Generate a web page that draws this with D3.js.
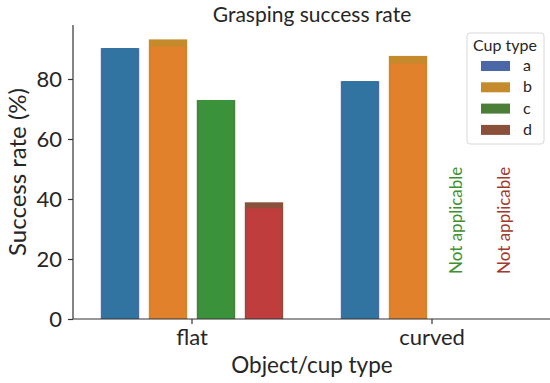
<!DOCTYPE html>
<html>
<head>
<meta charset="utf-8">
<script src="https://cdn.jsdelivr.net/npm/d3@7"></script>
<style>
  body { margin: 0; background: #fff; }
  svg text { font-family: "Lato", "Open Sans", sans-serif; fill: #262626; }
</style>
</head>
<body>
<svg width="550" height="383"></svg>
<script>
// Chart data
const objectTypes = ["flat", "curved"];
const cupTypes = ["a", "b", "c", "d"];
// success rate (%) per cup type, null = not applicable
const successRate = {
    flat:   [90.3, 90.8, 73.0, 36.9],
    curved: [79.3, 85.2, null, null]
};
// upper value drawn behind (legend colour)
const upperRate = {
    flat:   [90.3, 93.2, 73.0, 38.9],
    curved: [79.3, 87.7, null, null]
};
const yTicks = [0, 20, 40, 60, 80];

const barColors = ["#3274a1", "#e1812c", "#3a923a", "#c03d3e"];
const legendColors = ["#4a68a8", "#c48a2c", "#4b7f37", "#8b5039"];
const naColors = { c: "#3f9030", d: "#a03a30" };

const svg = d3.select("svg");
const margin = { top: 25, right: 0, bottom: 64, left: 73 };
const svgWidth = 550, svgHeight = 383;

const x = d3.scaleBand()
    .domain(objectTypes)
    .range([72, 552])
    .padding(0);

const hueX = d3.scaleBand()
    .domain(cupTypes)
    .range([-x.bandwidth() * 0.4, x.bandwidth() * 0.4])
    .paddingInner(0.2)
    .paddingOuter(0.1);

const y = d3.scaleLinear()
    .domain([0, 98])
    .range([svgHeight - margin.bottom, margin.top]);

// bars
const barGroup = svg.append("g").attr("class", "bars");
const rows = [];
objectTypes.forEach(obj => {
    cupTypes.forEach((cup, i) => {
        rows.push({ obj, cup, i, value: successRate[obj][i], upper: upperRate[obj][i] });
    });
});

const barX = d => x(d.obj) + x.bandwidth() / 2 + hueX(d.cup);

barGroup.selectAll(".bar-back")
    .data(rows.filter(d => d.value !== null))
    .join("rect")
    .attr("class", "bar-back")
    .attr("x", barX)
    .attr("width", hueX.bandwidth())
    .attr("y", d => y(d.upper))
    .attr("height", d => y(0) - y(d.upper))
    .attr("fill", d => legendColors[d.i]);

barGroup.selectAll(".bar")
    .data(rows.filter(d => d.value !== null))
    .join("rect")
    .attr("class", "bar")
    .attr("x", d => barX(d) + 1.5)
    .attr("width", hueX.bandwidth() - 3)
    .attr("y", d => y(d.value))
    .attr("height", d => y(0) - y(d.value))
    .attr("fill", d => barColors[d.i]);

// "Not applicable" labels
barGroup.selectAll(".na")
    .data(rows.filter(d => d.value === null))
    .join("text")
    .attr("class", "na")
    .attr("transform", d => `translate(${barX(d) + hueX.bandwidth() / 2 + 6}, ${y(15)}) rotate(-90)`)
    .attr("font-size", 17)
    .style("fill", d => naColors[d.cup])
    .text("Not applicable");

// y axis
const yAxis = svg.append("g")
    .attr("transform", `translate(${margin.left}, 0)`)
    .call(d3.axisLeft(y).tickValues(yTicks).tickSize(5).tickPadding(6));
yAxis.select(".domain").attr("stroke", "#333").attr("stroke-width", 1.2).attr("d", `M0,${y(98)}V${y(0)}`);
yAxis.selectAll(".tick line").attr("stroke", "#333").attr("stroke-width", 1.2);
yAxis.selectAll(".tick text").attr("font-size", 22).attr("font-family", "Lato").attr("fill", "#262626");

// x axis
const xAxis = svg.append("g")
    .attr("transform", `translate(0, ${y(0)})`)
    .call(d3.axisBottom(x).tickSize(5).tickPadding(5));
xAxis.select(".domain").attr("stroke", "#333").attr("stroke-width", 1.2).attr("d", `M${margin.left},0H${svgWidth}`);
xAxis.selectAll(".tick line").attr("stroke", "#333").attr("stroke-width", 1.2);
xAxis.selectAll(".tick text").attr("font-size", 22).attr("font-family", "Lato").attr("fill", "#262626");

// titles
svg.append("text")
    .attr("x", 312).attr("y", 22)
    .attr("text-anchor", "middle")
    .attr("font-size", 21)
    .text("Grasping success rate");

svg.append("text")
    .attr("x", 312).attr("y", 373)
    .attr("text-anchor", "middle")
    .attr("font-size", 22.5)
    .text("Object/cup type");

svg.append("text")
    .attr("transform", `translate(26, ${(y(0) + y(98)) / 2}) rotate(-90)`)
    .attr("text-anchor", "middle")
    .attr("font-size", 24)
    .text("Success rate (%)");

// legend
const legend = svg.append("g").attr("transform", "translate(467, 33)");
legend.append("rect")
    .attr("width", 77).attr("height", 111)
    .attr("rx", 3)
    .attr("fill", "#fff")
    .attr("stroke", "#d8d8d8");
legend.append("text")
    .attr("x", 6).attr("y", 18)
    .attr("font-size", 16)
    .text("Cup type");
const items = legend.selectAll(".item")
    .data(cupTypes)
    .join("g")
    .attr("class", "item")
    .attr("transform", (d, i) => `translate(14, ${28 + i * 21.3})`);
items.append("rect")
    .attr("width", 29).attr("height", 10)
    .attr("fill", (d, i) => legendColors[i]);
items.append("text")
    .attr("x", 42).attr("y", 10)
    .attr("font-size", 16)
    .text(d => d);
</script>
</body>
</html>
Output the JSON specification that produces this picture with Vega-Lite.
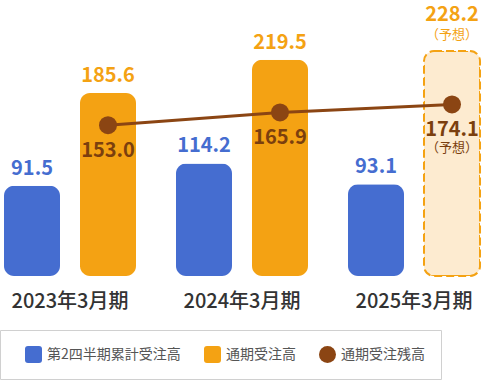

YOUR TASK = Transcribe all of the entries word for word, but skip any pictures they contain.

THE COMPLETED TASK =
Generate a web page that draws this with D3.js.
<!DOCTYPE html>
<html>
<head>
<meta charset="utf-8">
<script src="https://cdn.jsdelivr.net/npm/d3@7"></script>
<style>
  body { margin: 0; background: #fff; }
  svg text { font-family: "Lato", "Open Sans", sans-serif; fill: #262626; }
</style>
</head>
<body>
<svg width="550" height="383"></svg>
<script>
// Chart data
const objectTypes = ["flat", "curved"];
const cupTypes = ["a", "b", "c", "d"];
// success rate (%) per cup type, null = not applicable
const successRate = {
    flat:   [90.3, 90.8, 73.0, 36.9],
    curved: [79.3, 85.2, null, null]
};
// upper value drawn behind (legend colour)
const upperRate = {
    flat:   [90.3, 93.2, 73.0, 38.9],
    curved: [79.3, 87.7, null, null]
};
const yTicks = [0, 20, 40, 60, 80];

const barColors = ["#3274a1", "#e1812c", "#3a923a", "#c03d3e"];
const legendColors = ["#4a68a8", "#c48a2c", "#4b7f37", "#8b5039"];
const naColors = { c: "#3f9030", d: "#a03a30" };

const svg = d3.select("svg");
const margin = { top: 25, right: 0, bottom: 64, left: 73 };
const svgWidth = 550, svgHeight = 383;

const x = d3.scaleBand()
    .domain(objectTypes)
    .range([72, 552])
    .padding(0);

const hueX = d3.scaleBand()
    .domain(cupTypes)
    .range([-x.bandwidth() * 0.4, x.bandwidth() * 0.4])
    .paddingInner(0.2)
    .paddingOuter(0.1);

const y = d3.scaleLinear()
    .domain([0, 98])
    .range([svgHeight - margin.bottom, margin.top]);

// bars
const barGroup = svg.append("g").attr("class", "bars");
const rows = [];
objectTypes.forEach(obj => {
    cupTypes.forEach((cup, i) => {
        rows.push({ obj, cup, i, value: successRate[obj][i], upper: upperRate[obj][i] });
    });
});

const barX = d => x(d.obj) + x.bandwidth() / 2 + hueX(d.cup);

barGroup.selectAll(".bar-back")
    .data(rows.filter(d => d.value !== null))
    .join("rect")
    .attr("class", "bar-back")
    .attr("x", barX)
    .attr("width", hueX.bandwidth())
    .attr("y", d => y(d.upper))
    .attr("height", d => y(0) - y(d.upper))
    .attr("fill", d => legendColors[d.i]);

barGroup.selectAll(".bar")
    .data(rows.filter(d => d.value !== null))
    .join("rect")
    .attr("class", "bar")
    .attr("x", d => barX(d) + 1.5)
    .attr("width", hueX.bandwidth() - 3)
    .attr("y", d => y(d.value))
    .attr("height", d => y(0) - y(d.value))
    .attr("fill", d => barColors[d.i]);

// "Not applicable" labels
barGroup.selectAll(".na")
    .data(rows.filter(d => d.value === null))
    .join("text")
    .attr("class", "na")
    .attr("transform", d => `translate(${barX(d) + hueX.bandwidth() / 2 + 6}, ${y(15)}) rotate(-90)`)
    .attr("font-size", 17)
    .style("fill", d => naColors[d.cup])
    .text("Not applicable");

// y axis
const yAxis = svg.append("g")
    .attr("transform", `translate(${margin.left}, 0)`)
    .call(d3.axisLeft(y).tickValues(yTicks).tickSize(5).tickPadding(6));
yAxis.select(".domain").attr("stroke", "#333").attr("stroke-width", 1.2).attr("d", `M0,${y(98)}V${y(0)}`);
yAxis.selectAll(".tick line").attr("stroke", "#333").attr("stroke-width", 1.2);
yAxis.selectAll(".tick text").attr("font-size", 22).attr("font-family", "Lato").attr("fill", "#262626");

// x axis
const xAxis = svg.append("g")
    .attr("transform", `translate(0, ${y(0)})`)
    .call(d3.axisBottom(x).tickSize(5).tickPadding(5));
xAxis.select(".domain").attr("stroke", "#333").attr("stroke-width", 1.2).attr("d", `M${margin.left},0H${svgWidth}`);
xAxis.selectAll(".tick line").attr("stroke", "#333").attr("stroke-width", 1.2);
xAxis.selectAll(".tick text").attr("font-size", 22).attr("font-family", "Lato").attr("fill", "#262626");

// titles
svg.append("text")
    .attr("x", 312).attr("y", 22)
    .attr("text-anchor", "middle")
    .attr("font-size", 21)
    .text("Grasping success rate");

svg.append("text")
    .attr("x", 312).attr("y", 373)
    .attr("text-anchor", "middle")
    .attr("font-size", 22.5)
    .text("Object/cup type");

svg.append("text")
    .attr("transform", `translate(26, ${(y(0) + y(98)) / 2}) rotate(-90)`)
    .attr("text-anchor", "middle")
    .attr("font-size", 24)
    .text("Success rate (%)");

// legend
const legend = svg.append("g").attr("transform", "translate(467, 33)");
legend.append("rect")
    .attr("width", 77).attr("height", 111)
    .attr("rx", 3)
    .attr("fill", "#fff")
    .attr("stroke", "#d8d8d8");
legend.append("text")
    .attr("x", 6).attr("y", 18)
    .attr("font-size", 16)
    .text("Cup type");
const items = legend.selectAll(".item")
    .data(cupTypes)
    .join("g")
    .attr("class", "item")
    .attr("transform", (d, i) => `translate(14, ${28 + i * 21.3})`);
items.append("rect")
    .attr("width", 29).attr("height", 10)
    .attr("fill", (d, i) => legendColors[i]);
items.append("text")
    .attr("x", 42).attr("y", 10)
    .attr("font-size", 16)
    .text(d => d);
</script>
</body>
</html>
Output the JSON specification that produces this picture with Vega-Lite.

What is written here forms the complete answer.